Customising a keyboard is rather akin to the way that some people love to customise cars, in that there’s a wide variety of approaches, from simple software-driven customisations – the equivalent of putting a few go-faster stripes on that old Datsun, all the way up to building the entire keyboard yourself, the “kit car” version of a custom keyboard.
All custom keyboards start with some level of mechanical keyboard. You might think that all keyboards are part of a machine and are therefore “mechanical”, but in this case it’s referencing the mechanism beneath each key on a keyboard. On most cheap keyboards there’s a simple membrane or scissor switch array that works across the whole keyboard, but a mechanical keyboard uses an individual spring-activated switch for each key.
This gives a direct tactile feedback to mechanical keyboards, as well as – in most cases – a more distinct sound, akin to that of a classic typewriter. Mechanical switches can be replaced when they wear out, but they can also be chosen and styled – and that’s where we start down the journey of custom keyboards. However, you can start quite simply if you just want a little pizzazz in your keyboard.
Simple Customisation: RGB lighting
The single biggest set of proponents of mechanical keyboards are the PC gaming crowd, and they’ve long been fans of customising everything to do with their gaming systems with RGB lighting. This is why you’ll find nearly every mechanical keyboard has RGB lighting enabled for every key on the keyboard.
While you’ll commonly see these reflecting some truly garish rainbow designs, that’s largely just to show off what’s possible for each key. Most common makes will incorporate RGB customisation software that allows you to set patterns, light intensity, and colours right down to individual keys. For many gamers that’s a question of highlighting their commonly used keys, but the sky’s the limit in terms of customising colours to suit your style or need.
Mid-level customisation: Switching it up
You can also take pre-built mechanical keyboards and change their hardware up in many circumstances. Because most (but not all, and it pays to check before you buy) mechanical keyboards use standard types of switches under each keys that can be replaced if they wear out, there’s also scope to swap out specific switch for given keys, or across the whole keyboard.
Here it’s useful to know a little bit about how switches are sold and marketed to get the feel that’s going to be best for you. Most manufacturers sell switches in three distinct types: linear, tactile or clicky. So, what’s the difference?
Linear switches offer mechanical precision with with a smooth key action and very little noise. If you don’t like the machine-gun style of a mechanical keyboard, then linear switches might be for you.

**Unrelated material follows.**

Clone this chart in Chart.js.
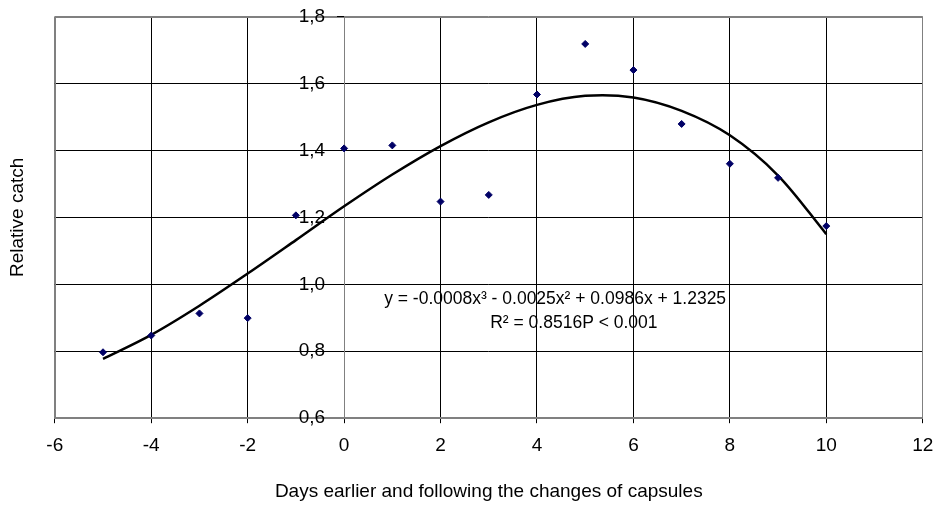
<!DOCTYPE html>
<html>
<head>
<meta charset="utf-8">
<title>Relative catch</title>
<script src="https://cdn.jsdelivr.net/npm/chart.js@4.4.0/dist/chart.umd.min.js"></script>
<style>
  html, body { margin: 0; padding: 0; background: #fff; }
  #wrap { width: 944px; height: 506px; position: relative; }
</style>
</head>
<body>
<div id="wrap"><canvas id="chart"></canvas></div>
<script>
// data
const days = [-5, -4, -3, -2, -1, 0, 1, 2, 3, 4, 5, 6, 7, 8, 9, 10];
const relativeCatch = [0.797, 0.847, 0.913, 0.899, 1.206, 1.406, 1.415, 1.247, 1.267, 1.567, 1.718, 1.640, 1.479, 1.360, 1.318, 1.174];
// polynomial trend line, read at each day
const trendCatch = [0.777, 0.849, 0.936, 1.032, 1.132, 1.233, 1.328, 1.413, 1.484, 1.536, 1.563, 1.558, 1.518, 1.445, 1.325, 1.150];
const xRange = [-6, 12, 2];
const yRange = [0.6, 1.8, 0.2];
const equationLines = ['y = -0.0008x³ - 0.0025x² + 0.0986x + 1.2325', 'R² = 0.8516P < 0.001'];

const FONT = "'Liberation Sans', Arial, sans-serif";
const GRAY = '#808080';

// where the equation text sits (in data units)
const equationAnchors = [{ x: 0.83, y: 0.956 }, { x: 3.03, y: 0.884 }];

const toPoints = (ys) => ys.map((y, i) => ({ x: days[i], y: y }));
const fmtY = (v) => v.toFixed(1).replace('.', ',');

const equationPlugin = {
  id: 'equation',
  afterDatasetsDraw(chart) {
    const { ctx, scales } = chart;
    ctx.save();
    ctx.font = '17.5px ' + FONT;
    ctx.fillStyle = '#000';
    ctx.textAlign = 'left';
    ctx.textBaseline = 'middle';
    equationLines.forEach((line, i) => {
      const a = equationAnchors[i];
      ctx.fillText(line, scales.x.getPixelForValue(a.x), scales.y.getPixelForValue(a.y));
    });
    ctx.restore();
  }
};

// y labels sit left of the axis that crosses at x = 0
const yLabelPlugin = {
  id: 'yLabels',
  afterDraw(chart) {
    const { ctx, scales } = chart;
    const x0 = scales.x.getPixelForValue(0) - 19;
    ctx.save();
    ctx.font = '19px ' + FONT;
    ctx.fillStyle = '#000';
    ctx.textAlign = 'right';
    ctx.textBaseline = 'middle';
    scales.y.ticks.forEach((t) => {
      ctx.fillText(fmtY(t.value), x0, scales.y.getPixelForValue(t.value));
    });
    ctx.restore();
  }
};

const framePlugin = {
  id: 'frame',
  beforeDatasetsDraw(chart) {
    const { ctx, chartArea: a } = chart;
    ctx.save();
    ctx.strokeStyle = GRAY;
    ctx.lineWidth = 1;
    ctx.strokeRect(Math.round(a.left) + 0.5, Math.round(a.top) + 0.5,
      Math.round(a.right - a.left) - 1, Math.round(a.bottom - a.top) - 1);
    ctx.restore();
  }
};

const edgeColor = (edges) => (c) => (c.tick && edges.includes(c.tick.value)) ? GRAY : '#000';

new Chart(document.getElementById('chart'), {
  type: 'scatter',
  data: {
    datasets: [
      {
        label: 'Relative catch',
        data: toPoints(relativeCatch),
        pointStyle: 'rectRot',
        pointRadius: 3.5,
        backgroundColor: '#000066',
        borderColor: '#000066',
        borderWidth: 1,
        order: 1
      },
      {
        label: 'Trend',
        type: 'line',
        data: toPoints(trendCatch),
        borderColor: '#000',
        borderWidth: 2.5,
        pointRadius: 0,
        tension: 0.33,
        fill: false,
        order: 2
      }
    ]
  },
  options: {
    responsive: true,
    maintainAspectRatio: false,
    animation: false,
    devicePixelRatio: 1,
    layout: { padding: { left: 0, top: 16.5, right: 7, bottom: 0 } },
    plugins: {
      legend: { display: false },
      tooltip: { enabled: false }
    },
    scales: {
      x: {
        type: 'linear',
        position: 'bottom',
        min: xRange[0],
        max: xRange[1],
        ticks: {
          stepSize: xRange[2],
          color: '#000',
          font: { family: FONT, size: 19 },
          padding: 10.7
        },
        grid: {
          color: edgeColor([xRange[0], 0, xRange[1]]),
          lineWidth: 1,
          tickLength: 5,
          tickColor: '#000'
        },
        border: { color: GRAY, width: 2 },
        title: {
          display: true,
          text: 'Days earlier and following the changes of capsules',
          color: '#000',
          font: { family: FONT, size: 19 },
          padding: { top: 12.8, bottom: 3 }
        }
      },
      y: {
        type: 'linear',
        position: { x: 0 },
        min: yRange[0],
        max: yRange[1],
        ticks: {
          stepSize: yRange[2],
          display: false
        },
        grid: {
          color: edgeColor([yRange[1]]),
          lineWidth: 1,
          tickLength: 7,
          tickColor: '#000'
        },
        border: { color: GRAY, width: 1 }
      },
      yTitle: {
        type: 'linear',
        position: 'left',
        ticks: { display: false },
        grid: { display: false, drawTicks: false },
        border: { display: false },
        title: {
          display: true,
          text: 'Relative catch',
          color: '#000',
          font: { family: FONT, size: 19 },
          padding: { top: 6, bottom: 26 }
        }
      }
    }
  },
  plugins: [framePlugin, equationPlugin, yLabelPlugin]
});
</script>
</body>
</html>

Tactile switches, as the name suggests, offer a little more tactile resistance and noise than linear switches. These keys need a little more force to actuate than a linear switch, but some users do prefer that.
Finally, if you want keys that crash down with a very distinct noise, then clicky is where you should look. As you might expect, clicky switches typically require the most typing force to register a press.

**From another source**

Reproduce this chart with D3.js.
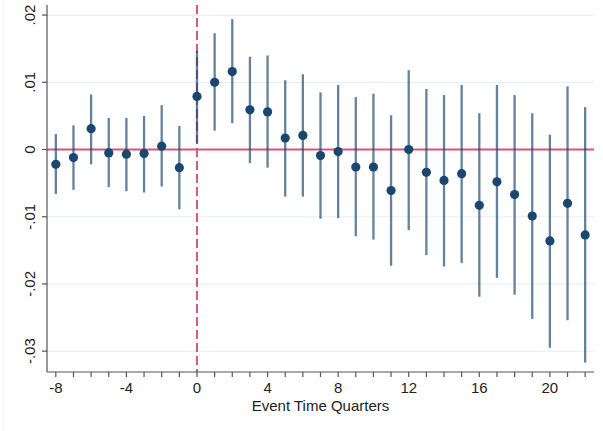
<!DOCTYPE html>
<html>
<head>
<meta charset="utf-8">
<script src="https://cdn.jsdelivr.net/npm/d3@7"></script>
<style>
  html, body { margin: 0; padding: 0; background: #fff; }
  svg { display: block; font-family: "Liberation Sans", Arial, Helvetica, sans-serif; }
</style>
</head>
<body>
<svg id="chart" width="603" height="431"></svg>
<script>
// Event-study coefficients with 95% confidence intervals, by quarter relative to the event
const eventTime = [-8, -7, -6, -5, -4, -3, -2, -1, 0, 1, 2, 3, 4, 5, 6, 7, 8, 9, 10, 11, 12, 13, 14, 15, 16, 17, 18, 19, 20, 21, 22];
const estimate = [-0.0022, -0.0012, 0.0031, -0.0005, -0.0007, -0.0006, 0.0005, -0.0027, 0.0079, 0.0100, 0.0116, 0.0059, 0.0056, 0.0017, 0.0021, -0.0009, -0.0003, -0.0026, -0.0026, -0.0061, 0.0000, -0.0034, -0.0046, -0.0036, -0.0083, -0.0048, -0.0067, -0.0099, -0.0136, -0.0080, -0.0127];
const ciUpper = [0.0023, 0.0036, 0.0082, 0.0047, 0.0047, 0.0050, 0.0066, 0.0035, 0.0147, 0.0173, 0.0194, 0.0138, 0.0140, 0.0103, 0.0112, 0.0085, 0.0096, 0.0078, 0.0083, 0.0051, 0.0118, 0.0090, 0.0081, 0.0096, 0.0054, 0.0096, 0.0081, 0.0054, 0.0022, 0.0094, 0.0063];
const ciLower = [-0.0066, -0.0060, -0.0022, -0.0056, -0.0062, -0.0064, -0.0055, -0.0089, 0.0009, 0.0028, 0.0039, -0.0020, -0.0027, -0.0070, -0.0070, -0.0103, -0.0102, -0.0129, -0.0134, -0.0173, -0.0120, -0.0157, -0.0174, -0.0169, -0.0219, -0.0191, -0.0216, -0.0252, -0.0295, -0.0254, -0.0317];
const yTicks = [-0.03, -0.02, -0.01, 0, 0.01, 0.02];
const yTickLabels = ["-.03", "-.02", "-.01", "0", ".01", ".02"];
const xMajorTicks = [-8, -4, 0, 4, 8, 12, 16, 20];
const xTitle = "Event Time Quarters";

const points = eventTime.map((t, i) => ({ t, est: estimate[i], lo: ciLower[i], hi: ciUpper[i] }));

const svg = d3.select("#chart");
const plotLeft = 47, plotRight = 594, plotTop = 5, plotBottom = 372;
const fontSize = 15;

const x = d3.scaleLinear().domain([-8.5, 22.5]).range([plotLeft, plotRight]);
const y = d3.scaleLinear().domain([-0.0331, 0.0215]).range([plotBottom, plotTop]);

// faint outer frame edge
svg.append("line")
  .attr("x1", 3).attr("x2", 3).attr("y1", 0).attr("y2", 431)
  .attr("stroke", "#f1f1f1").attr("stroke-width", 1);

// horizontal grid lines
svg.append("g")
  .selectAll("line")
  .data(yTicks)
  .join("line")
  .attr("x1", plotLeft).attr("x2", plotRight)
  .attr("y1", d => y(d)).attr("y2", d => y(d))
  .attr("stroke", "#e8f1f2").attr("stroke-width", 1.2);

// reference lines: event date and zero effect
svg.append("line")
  .attr("x1", x(0)).attr("x2", x(0))
  .attr("y1", plotTop).attr("y2", plotBottom)
  .attr("stroke", "#d9587c").attr("stroke-width", 2)
  .attr("stroke-dasharray", "9,4");

svg.append("line")
  .attr("x1", plotLeft).attr("x2", plotRight)
  .attr("y1", y(0)).attr("y2", y(0))
  .attr("stroke", "#d4577a").attr("stroke-width", 2);

// confidence intervals
svg.append("g")
  .selectAll("line")
  .data(points)
  .join("line")
  .attr("x1", d => x(d.t)).attr("x2", d => x(d.t))
  .attr("y1", d => y(d.hi)).attr("y2", d => y(d.lo))
  .attr("stroke", "#1a476f").attr("stroke-opacity", 0.68)
  .attr("stroke-width", 2.3);

// point estimates
svg.append("g")
  .selectAll("circle")
  .data(points)
  .join("circle")
  .attr("cx", d => x(d.t)).attr("cy", d => y(d.est))
  .attr("r", 4.6)
  .attr("fill", "#1a476f");

// y axis
const yAxis = svg.append("g").attr("transform", `translate(${plotLeft},0)`);
yAxis.append("line")
  .attr("x1", 0).attr("x2", 0).attr("y1", plotTop).attr("y2", plotBottom)
  .attr("stroke", "#555").attr("stroke-width", 1.2);
yAxis.selectAll(".tick")
  .data(yTicks)
  .join("line")
  .attr("x1", -5).attr("x2", 0)
  .attr("y1", d => y(d)).attr("y2", d => y(d))
  .attr("stroke", "#555").attr("stroke-width", 1.2);
yAxis.selectAll("text")
  .data(yTicks)
  .join("text")
  .attr("transform", d => `translate(-12.5,${y(d)}) rotate(-90)`)
  .attr("text-anchor", "middle")
  .attr("font-size", fontSize)
  .attr("fill", "#222")
  .text((d, i) => yTickLabels[i]);

// x axis
const xAxis = svg.append("g").attr("transform", `translate(0,${plotBottom})`);
xAxis.append("line")
  .attr("x1", plotLeft).attr("x2", plotRight).attr("y1", 0).attr("y2", 0)
  .attr("stroke", "#555").attr("stroke-width", 1.2);
xAxis.selectAll(".minor")
  .data(eventTime)
  .join("line")
  .attr("x1", d => x(d)).attr("x2", d => x(d))
  .attr("y1", 0).attr("y2", 5)
  .attr("stroke", "#555").attr("stroke-width", 1.2);
xAxis.selectAll("text")
  .data(xMajorTicks)
  .join("text")
  .attr("x", d => x(d)).attr("y", 21)
  .attr("text-anchor", "middle")
  .attr("font-size", fontSize)
  .attr("fill", "#222")
  .text(d => d);

svg.append("text")
  .attr("x", (x(-8.5) + x(22.5)) / 2)
  .attr("y", 411)
  .attr("text-anchor", "middle")
  .attr("font-size", fontSize)
  .attr("fill", "#222")
  .text(xTitle);
</script>
</body>
</html>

Most brands sell switches under colour definitions, with red being linear, brown being tactile and blue being clicky, but it’s worth checking the fine print to make sure you’re getting switches that will match up to your ambitions and desires.

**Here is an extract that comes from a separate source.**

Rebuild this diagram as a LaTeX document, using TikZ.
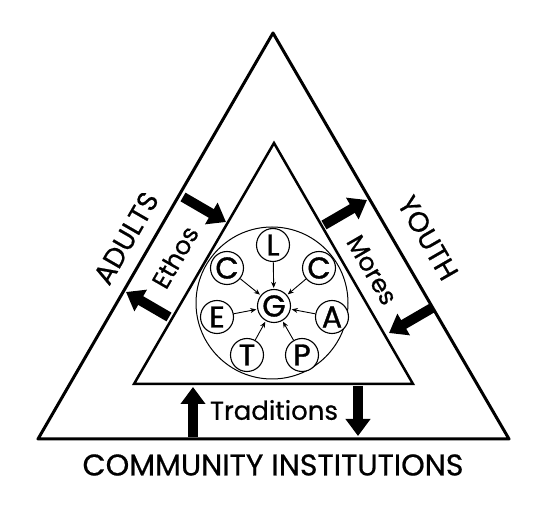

Equally while you can generally mix and match switch types if you wanted, say, linear force on a space bar but clicky force on the function keys, it’s worth checking against the capabilities of your given keyboard to actually take these kinds of switch swaps. You’ll need to ensure that you’re buying a prebuilt keyboard that allows for switch swapping, as many models solder the switches in place, making this level of customisation impossible. Of course, that leads us to the third option:
Build it yourself: A keyboard for you, your way
If you want a keyboard that’s truly unique to you, it’s entirely feasible to build one yourself, picking out the exact keyboard size, chassis material, switch construction and keycap colours as you go.
Like the kit car industry, this can be a real rabbit warren of concepts and approaches, which can be massively liberating in terms of setting up a keyboard your way for you, rather than the rather sterile designs of most traditional keyboards. The choices are nearly endless, and unlike the kit car industry, you don’t have to prove roadworthiness before taking your custom keyboard onto the Internet.
However, depending on your level of customisability, it can be a challenging affair involving separate purchases of many parts, soldering, and testing and fine-tuning to get it working the way you want it to. Because you’re building it yourself, you’re also on your own when it comes to warranty issues for the most part compared to a pre-built keyboard. It’s also typically more expensive than nearly every available consumer keyboard, but that’s not entirely surprising, given that you’re buying parts in the singular where keyboard makers buy them by the millions.